After that Addison spelled “pretzel” correctly. She had asked if Dyer meant the food, eliciting the only laughter of the night. (The National Scripps Spelling bee rules are strict but say nothing about forbidding audience participation, though judges usually require audiences to hold their applause until the end of all rounds, making for unnecessarily dour contests.)
Dyer then spoke the final word: “renovate.”
“Renovate?” Addison needed no pause this time. “R-E-N-O-V-A-T-E, renovate.”
She had won. The crowd in the Wadsworth Elementary cafeteria could finally erupt (keeping in line with that eviscerating metaphor earlier) in applause.
Addison’s father held his head in his hands, weeping. Her mother, Lesley and Addison’s 8-year-old sister Macey were jubilant. “I feel like I lost, like, six lives,” her father said moments later.
Addison was d-i-s-b-e-l-i-e-v-i-n-g. “I was like, OK, I need to practice, I’m going to freak out and end up losing,” she recalled of her times practicing with her mother. She had done so only a few times starting four days before the contest. “I did not do it very often, which I’m kind of upset. It’s not really fair. Probably the other kids practiced a lot.” (Her father saw it differently: she put in a lot of work, worked extra hard.”)
When Addison won, the back of her hand went to her mouth and stayed there for a while as she looked at the audience, the ceiling, Dyer: she didn’t seem certain of what had just happened. She explained afterward: “I was so, so, so surprised,” she said. “I was like, what? I don’t know half of the words that they gave me, and I still managed to do it. I was so surprised.” She couldn’t even remember several of the words she’d had to conquer.

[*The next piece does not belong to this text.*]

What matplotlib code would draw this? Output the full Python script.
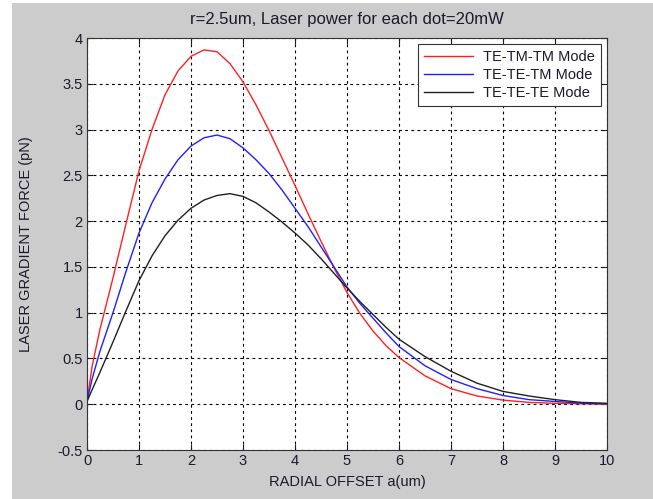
import numpy as np
import matplotlib
matplotlib.use('Agg')
import matplotlib.pyplot as plt
from matplotlib.patches import Rectangle

plt.rcParams['font.family'] = ['Liberation Sans', 'DejaVu Sans']

# radial offset samples (um)
x_red = [0, 0.1, 0.25, 0.5, 0.75, 1.0, 1.25, 1.5, 1.75, 2.0, 2.25, 2.5, 2.75, 3.0,
         3.25, 3.5, 3.75, 4.0, 4.25, 4.5, 4.75, 5.0, 5.25, 5.5, 5.75, 6.0, 6.5,
         7.0, 7.5, 8.0, 8.5, 9.0, 9.5, 10.0]
te_tm_tm = [0.03, 0.42, 0.82, 1.38, 1.97, 2.55, 3.0, 3.38, 3.64, 3.8, 3.87, 3.85,
            3.72, 3.52, 3.27, 2.99, 2.69, 2.39, 2.08, 1.78, 1.49, 1.22, 0.99, 0.80,
            0.64, 0.51, 0.31, 0.17, 0.09, 0.045, 0.02, 0.01, 0.005, 0.0]

x_blue = x_red
te_te_tm = [0.03, 0.28, 0.58, 1.0, 1.45, 1.87, 2.2, 2.46, 2.67, 2.82, 2.91, 2.94,
            2.90, 2.80, 2.67, 2.52, 2.34, 2.14, 1.94, 1.72, 1.50, 1.28, 1.10, 0.94,
            0.78, 0.63, 0.42, 0.27, 0.17, 0.095, 0.05, 0.03, 0.012, 0.005]

x_black = x_red
te_te_te = [0.03, 0.16, 0.35, 0.68, 1.02, 1.35, 1.62, 1.84, 2.01, 2.14, 2.23, 2.28,
            2.30, 2.27, 2.20, 2.10, 1.99, 1.87, 1.74, 1.59, 1.43, 1.27, 1.12, 0.98,
            0.84, 0.71, 0.52, 0.36, 0.23, 0.14, 0.09, 0.05, 0.02, 0.01]

fig = plt.figure(figsize=(6.53, 4.99), dpi=100, facecolor='white')
fig.patches.append(Rectangle((12/653, 0), 1, 1 - 3/499, transform=fig.transFigure,
                             facecolor='#cccccc', edgecolor='none', zorder=-10))

ax = fig.add_axes([87/653, 1 - 450/499, 520/653, 412/499])
ax.set_facecolor('white')

ax.plot(x_red, te_tm_tm, color='#ff2020', lw=1.0, label='TE-TM-TM Mode')
ax.plot(x_blue, te_te_tm, color='#2020ff', lw=1.0, label='TE-TE-TM Mode')
ax.plot(x_black, te_te_te, color='#202020', lw=1.0, label='TE-TE-TE Mode')

ax.set_xlim(0, 10)
ax.set_ylim(-0.5, 4)
ax.set_xticks(np.arange(0, 11, 1))
ax.set_yticks(np.arange(-0.5, 4.01, 0.5))
ax.set_yticklabels(['-0.5', '0', '0.5', '1', '1.5', '2', '2.5', '3', '3.5', '4'])
ax.grid(True, color='black', linestyle=(0, (2.5, 3)), lw=0.8)
ax.tick_params(direction='in', top=True, right=True, length=4, labelsize=10.5,
               colors='#1a1a2a', pad=3)
for s in ax.spines.values():
    s.set_color('#333333')
    s.set_linewidth(0.8)

ax.set_title('r=2.5um, Laser power for each dot=20mW', fontsize=12, color='#1a1a2a', pad=10)
ax.set_xlabel('RADIAL OFFSET a(um)', fontsize=10.5, color='#1a1a2a', labelpad=5)
ax.set_ylabel('LASER GRADIENT FORCE (pN)', fontsize=10.5, color='#1a1a2a', labelpad=18)

leg = ax.legend(loc='upper right', fontsize=10.5, frameon=True, fancybox=False,
                edgecolor='#333333', framealpha=1, borderaxespad=0.4,
                handlelength=3.4, labelspacing=0.3, borderpad=0.4, handletextpad=0.7)
leg.get_frame().set_linewidth(0.8)
for t in leg.get_texts():
    t.set_color('#1a1a2a')

fig.savefig('out.png', dpi=100, facecolor=fig.get_facecolor())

Outside of school, Addison likes to read (Harry Potter, among others) and dance: she’d actually just come from her class at Flagler School of Dance. Next for her is the mid-February regional contest at the 75th Annual First Coast Regional Spelling Bee at Jacksonville University, on Feb. 19 in Jacksonville.
It’ll be another trial for her parents. “I think they should put a warning out for the parents on just how nerve-wracking it is to watch them stand up and do this. I had no idea,” Lesley Davis said. But first order of business Wednesday after the victory was dinner, Addison’s choice: Outback.
[Please refer all misspellings in this story to the Flagler County Sheriff’s Homeland Security division.]
The contestants who each won their school’s spelling bee and competed countywide Wednesday:
Marlon Alvarado, fifth grade, Wadsworth Elementary
Chevaney Chandradat, sixt grade, Belle Terre Elementary
Brenna Cowart Goldberg, fifth grade, Rymfire Elementary
Addison Davis, fifth grade, Old Kings Elementary
Isabella Densmore, sixth grade, Wadsworth Elementary
Angel Hicks, eighth grade, Christ the King Academy
Ayden Jones, seventh grade, Indian Trails Middle
Jaiya Jordan, sixth grade, Bunnell Elementary
Sidney Morton, eighth grade, Buddy Taylor Middle
Keylee Nevico, seventh grade, Buddy Taylor Middle
Chase Pregley, sixth grade, Old Kings Elementary
Hemawatie Ragnauth, eighth grade, Indian Trails Middle
Alec Riley, fifth grade, Belle Terre Elementary
Nigel Sejda, fifth grade, Bunnell Elementary
Joshua Stover, sixth grade, Rymfire Elementary
Kenny Sugden, sixth grade, Christ the King Academy
The judges were Science and Curriculum Specialist Heidi Alves, Data Quality Coordinator Louise Bossardet, and Rymfire Principal Lashakia Moore, along with Karen Porter, who coordinated the spelling bee.